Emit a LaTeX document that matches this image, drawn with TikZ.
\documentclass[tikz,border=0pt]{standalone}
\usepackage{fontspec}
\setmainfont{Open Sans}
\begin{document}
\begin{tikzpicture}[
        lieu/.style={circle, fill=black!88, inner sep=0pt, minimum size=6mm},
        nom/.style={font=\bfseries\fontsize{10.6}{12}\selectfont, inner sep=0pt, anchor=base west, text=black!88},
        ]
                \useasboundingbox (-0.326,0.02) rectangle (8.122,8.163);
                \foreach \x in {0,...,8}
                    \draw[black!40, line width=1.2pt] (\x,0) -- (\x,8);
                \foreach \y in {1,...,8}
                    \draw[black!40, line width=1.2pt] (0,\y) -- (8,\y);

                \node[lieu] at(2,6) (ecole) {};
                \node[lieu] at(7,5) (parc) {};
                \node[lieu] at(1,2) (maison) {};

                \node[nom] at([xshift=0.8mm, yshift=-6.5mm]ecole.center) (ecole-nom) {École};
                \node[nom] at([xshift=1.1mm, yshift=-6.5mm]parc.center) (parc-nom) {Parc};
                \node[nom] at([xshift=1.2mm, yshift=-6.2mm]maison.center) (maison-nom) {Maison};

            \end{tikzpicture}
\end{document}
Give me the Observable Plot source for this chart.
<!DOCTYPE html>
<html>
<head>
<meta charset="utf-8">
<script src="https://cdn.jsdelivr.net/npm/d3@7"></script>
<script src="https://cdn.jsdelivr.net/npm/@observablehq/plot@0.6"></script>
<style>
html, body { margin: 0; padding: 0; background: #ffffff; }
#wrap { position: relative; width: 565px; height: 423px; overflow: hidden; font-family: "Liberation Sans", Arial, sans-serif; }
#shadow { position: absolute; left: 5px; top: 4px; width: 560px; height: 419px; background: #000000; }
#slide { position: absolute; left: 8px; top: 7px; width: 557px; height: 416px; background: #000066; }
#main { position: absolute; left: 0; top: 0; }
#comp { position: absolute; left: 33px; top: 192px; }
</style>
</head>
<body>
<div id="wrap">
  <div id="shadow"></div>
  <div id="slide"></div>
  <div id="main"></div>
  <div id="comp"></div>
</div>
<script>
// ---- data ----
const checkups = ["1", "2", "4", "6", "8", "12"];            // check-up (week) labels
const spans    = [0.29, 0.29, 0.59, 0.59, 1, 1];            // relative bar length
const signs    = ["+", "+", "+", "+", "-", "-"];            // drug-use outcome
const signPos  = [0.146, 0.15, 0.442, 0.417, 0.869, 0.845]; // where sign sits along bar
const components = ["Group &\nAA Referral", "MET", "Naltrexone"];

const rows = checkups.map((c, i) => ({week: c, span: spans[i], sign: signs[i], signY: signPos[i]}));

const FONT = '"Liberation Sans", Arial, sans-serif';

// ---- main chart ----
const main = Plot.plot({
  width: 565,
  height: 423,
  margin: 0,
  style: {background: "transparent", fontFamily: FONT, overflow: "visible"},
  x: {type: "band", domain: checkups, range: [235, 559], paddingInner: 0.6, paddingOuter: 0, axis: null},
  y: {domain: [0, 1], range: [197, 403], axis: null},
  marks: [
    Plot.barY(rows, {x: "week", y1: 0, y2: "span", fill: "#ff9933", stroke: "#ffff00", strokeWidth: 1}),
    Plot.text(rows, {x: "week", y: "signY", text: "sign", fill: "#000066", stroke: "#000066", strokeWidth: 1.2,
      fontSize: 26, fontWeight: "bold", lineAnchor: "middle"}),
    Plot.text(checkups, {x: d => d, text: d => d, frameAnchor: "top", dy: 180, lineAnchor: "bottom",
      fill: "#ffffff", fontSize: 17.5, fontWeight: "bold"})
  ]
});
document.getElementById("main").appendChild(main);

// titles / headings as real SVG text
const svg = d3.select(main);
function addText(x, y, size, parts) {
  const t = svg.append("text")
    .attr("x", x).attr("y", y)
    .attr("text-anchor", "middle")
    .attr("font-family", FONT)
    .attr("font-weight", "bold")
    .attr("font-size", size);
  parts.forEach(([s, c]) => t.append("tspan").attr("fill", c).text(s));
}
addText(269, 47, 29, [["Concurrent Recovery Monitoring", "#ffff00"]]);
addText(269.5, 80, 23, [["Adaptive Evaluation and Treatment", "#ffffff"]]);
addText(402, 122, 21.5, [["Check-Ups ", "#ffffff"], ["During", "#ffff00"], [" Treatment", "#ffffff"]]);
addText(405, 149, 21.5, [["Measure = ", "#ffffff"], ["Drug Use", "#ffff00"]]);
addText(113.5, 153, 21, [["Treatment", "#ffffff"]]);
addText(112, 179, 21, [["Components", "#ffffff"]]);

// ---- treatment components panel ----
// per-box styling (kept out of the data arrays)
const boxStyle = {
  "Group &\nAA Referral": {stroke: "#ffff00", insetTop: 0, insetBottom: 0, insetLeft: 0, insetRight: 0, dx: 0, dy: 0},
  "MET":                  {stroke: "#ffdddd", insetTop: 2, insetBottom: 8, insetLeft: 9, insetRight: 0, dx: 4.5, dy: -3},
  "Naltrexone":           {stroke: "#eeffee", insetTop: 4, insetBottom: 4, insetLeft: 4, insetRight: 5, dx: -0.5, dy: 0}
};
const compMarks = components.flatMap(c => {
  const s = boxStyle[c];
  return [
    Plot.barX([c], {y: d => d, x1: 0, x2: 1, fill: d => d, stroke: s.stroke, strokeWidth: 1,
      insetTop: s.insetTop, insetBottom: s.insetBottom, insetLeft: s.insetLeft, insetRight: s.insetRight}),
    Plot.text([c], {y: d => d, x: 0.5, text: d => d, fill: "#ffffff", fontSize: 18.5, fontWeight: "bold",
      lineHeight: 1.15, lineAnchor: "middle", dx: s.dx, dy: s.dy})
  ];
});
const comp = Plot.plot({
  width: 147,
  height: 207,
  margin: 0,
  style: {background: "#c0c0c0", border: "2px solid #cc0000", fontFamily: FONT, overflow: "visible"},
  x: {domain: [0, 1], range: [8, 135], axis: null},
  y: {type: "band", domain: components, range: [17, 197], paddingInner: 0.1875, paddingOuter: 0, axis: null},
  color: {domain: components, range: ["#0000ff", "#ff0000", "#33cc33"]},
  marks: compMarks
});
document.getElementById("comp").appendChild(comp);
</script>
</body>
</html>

=== Exercise aim ===
Type the whole listing again, unaltered.

=== Exercise output ===
Emit a LaTeX document that matches this image, drawn with TikZ.
\documentclass[tikz,border=0pt]{standalone}
\usepackage{fontspec}
\setmainfont{Open Sans}
\begin{document}
\begin{tikzpicture}[
        lieu/.style={circle, fill=black!88, inner sep=0pt, minimum size=6mm},
        nom/.style={font=\bfseries\fontsize{10.6}{12}\selectfont, inner sep=0pt, anchor=base west, text=black!88},
        ]
                \useasboundingbox (-0.326,0.02) rectangle (8.122,8.163);
                \foreach \x in {0,...,8}
                    \draw[black!40, line width=1.2pt] (\x,0) -- (\x,8);
                \foreach \y in {1,...,8}
                    \draw[black!40, line width=1.2pt] (0,\y) -- (8,\y);

                \node[lieu] at(2,6) (ecole) {};
                \node[lieu] at(7,5) (parc) {};
                \node[lieu] at(1,2) (maison) {};

                \node[nom] at([xshift=0.8mm, yshift=-6.5mm]ecole.center) (ecole-nom) {École};
                \node[nom] at([xshift=1.1mm, yshift=-6.5mm]parc.center) (parc-nom) {Parc};
                \node[nom] at([xshift=1.2mm, yshift=-6.2mm]maison.center) (maison-nom) {Maison};

            \end{tikzpicture}
\end{document}
Give me the Observable Plot source for this chart.
<!DOCTYPE html>
<html>
<head>
<meta charset="utf-8">
<script src="https://cdn.jsdelivr.net/npm/d3@7"></script>
<script src="https://cdn.jsdelivr.net/npm/@observablehq/plot@0.6"></script>
<style>
html, body { margin: 0; padding: 0; background: #ffffff; }
#wrap { position: relative; width: 565px; height: 423px; overflow: hidden; font-family: "Liberation Sans", Arial, sans-serif; }
#shadow { position: absolute; left: 5px; top: 4px; width: 560px; height: 419px; background: #000000; }
#slide { position: absolute; left: 8px; top: 7px; width: 557px; height: 416px; background: #000066; }
#main { position: absolute; left: 0; top: 0; }
#comp { position: absolute; left: 33px; top: 192px; }
</style>
</head>
<body>
<div id="wrap">
  <div id="shadow"></div>
  <div id="slide"></div>
  <div id="main"></div>
  <div id="comp"></div>
</div>
<script>
// ---- data ----
const checkups = ["1", "2", "4", "6", "8", "12"];            // check-up (week) labels
const spans    = [0.29, 0.29, 0.59, 0.59, 1, 1];            // relative bar length
const signs    = ["+", "+", "+", "+", "-", "-"];            // drug-use outcome
const signPos  = [0.146, 0.15, 0.442, 0.417, 0.869, 0.845]; // where sign sits along bar
const components = ["Group &\nAA Referral", "MET", "Naltrexone"];

const rows = checkups.map((c, i) => ({week: c, span: spans[i], sign: signs[i], signY: signPos[i]}));

const FONT = '"Liberation Sans", Arial, sans-serif';

// ---- main chart ----
const main = Plot.plot({
  width: 565,
  height: 423,
  margin: 0,
  style: {background: "transparent", fontFamily: FONT, overflow: "visible"},
  x: {type: "band", domain: checkups, range: [235, 559], paddingInner: 0.6, paddingOuter: 0, axis: null},
  y: {domain: [0, 1], range: [197, 403], axis: null},
  marks: [
    Plot.barY(rows, {x: "week", y1: 0, y2: "span", fill: "#ff9933", stroke: "#ffff00", strokeWidth: 1}),
    Plot.text(rows, {x: "week", y: "signY", text: "sign", fill: "#000066", stroke: "#000066", strokeWidth: 1.2,
      fontSize: 26, fontWeight: "bold", lineAnchor: "middle"}),
    Plot.text(checkups, {x: d => d, text: d => d, frameAnchor: "top", dy: 180, lineAnchor: "bottom",
      fill: "#ffffff", fontSize: 17.5, fontWeight: "bold"})
  ]
});
document.getElementById("main").appendChild(main);

// titles / headings as real SVG text
const svg = d3.select(main);
function addText(x, y, size, parts) {
  const t = svg.append("text")
    .attr("x", x).attr("y", y)
    .attr("text-anchor", "middle")
    .attr("font-family", FONT)
    .attr("font-weight", "bold")
    .attr("font-size", size);
  parts.forEach(([s, c]) => t.append("tspan").attr("fill", c).text(s));
}
addText(269, 47, 29, [["Concurrent Recovery Monitoring", "#ffff00"]]);
addText(269.5, 80, 23, [["Adaptive Evaluation and Treatment", "#ffffff"]]);
addText(402, 122, 21.5, [["Check-Ups ", "#ffffff"], ["During", "#ffff00"], [" Treatment", "#ffffff"]]);
addText(405, 149, 21.5, [["Measure = ", "#ffffff"], ["Drug Use", "#ffff00"]]);
addText(113.5, 153, 21, [["Treatment", "#ffffff"]]);
addText(112, 179, 21, [["Components", "#ffffff"]]);

// ---- treatment components panel ----
// per-box styling (kept out of the data arrays)
const boxStyle = {
  "Group &\nAA Referral": {stroke: "#ffff00", insetTop: 0, insetBottom: 0, insetLeft: 0, insetRight: 0, dx: 0, dy: 0},
  "MET":                  {stroke: "#ffdddd", insetTop: 2, insetBottom: 8, insetLeft: 9, insetRight: 0, dx: 4.5, dy: -3},
  "Naltrexone":           {stroke: "#eeffee", insetTop: 4, insetBottom: 4, insetLeft: 4, insetRight: 5, dx: -0.5, dy: 0}
};
const compMarks = components.flatMap(c => {
  const s = boxStyle[c];
  return [
    Plot.barX([c], {y: d => d, x1: 0, x2: 1, fill: d => d, stroke: s.stroke, strokeWidth: 1,
      insetTop: s.insetTop, insetBottom: s.insetBottom, insetLeft: s.insetLeft, insetRight: s.insetRight}),
    Plot.text([c], {y: d => d, x: 0.5, text: d => d, fill: "#ffffff", fontSize: 18.5, fontWeight: "bold",
      lineHeight: 1.15, lineAnchor: "middle", dx: s.dx, dy: s.dy})
  ];
});
const comp = Plot.plot({
  width: 147,
  height: 207,
  margin: 0,
  style: {background: "#c0c0c0", border: "2px solid #cc0000", fontFamily: FONT, overflow: "visible"},
  x: {domain: [0, 1], range: [8, 135], axis: null},
  y: {type: "band", domain: components, range: [17, 197], paddingInner: 0.1875, paddingOuter: 0, axis: null},
  color: {domain: components, range: ["#0000ff", "#ff0000", "#33cc33"]},
  marks: compMarks
});
document.getElementById("comp").appendChild(comp);
</script>
</body>
</html>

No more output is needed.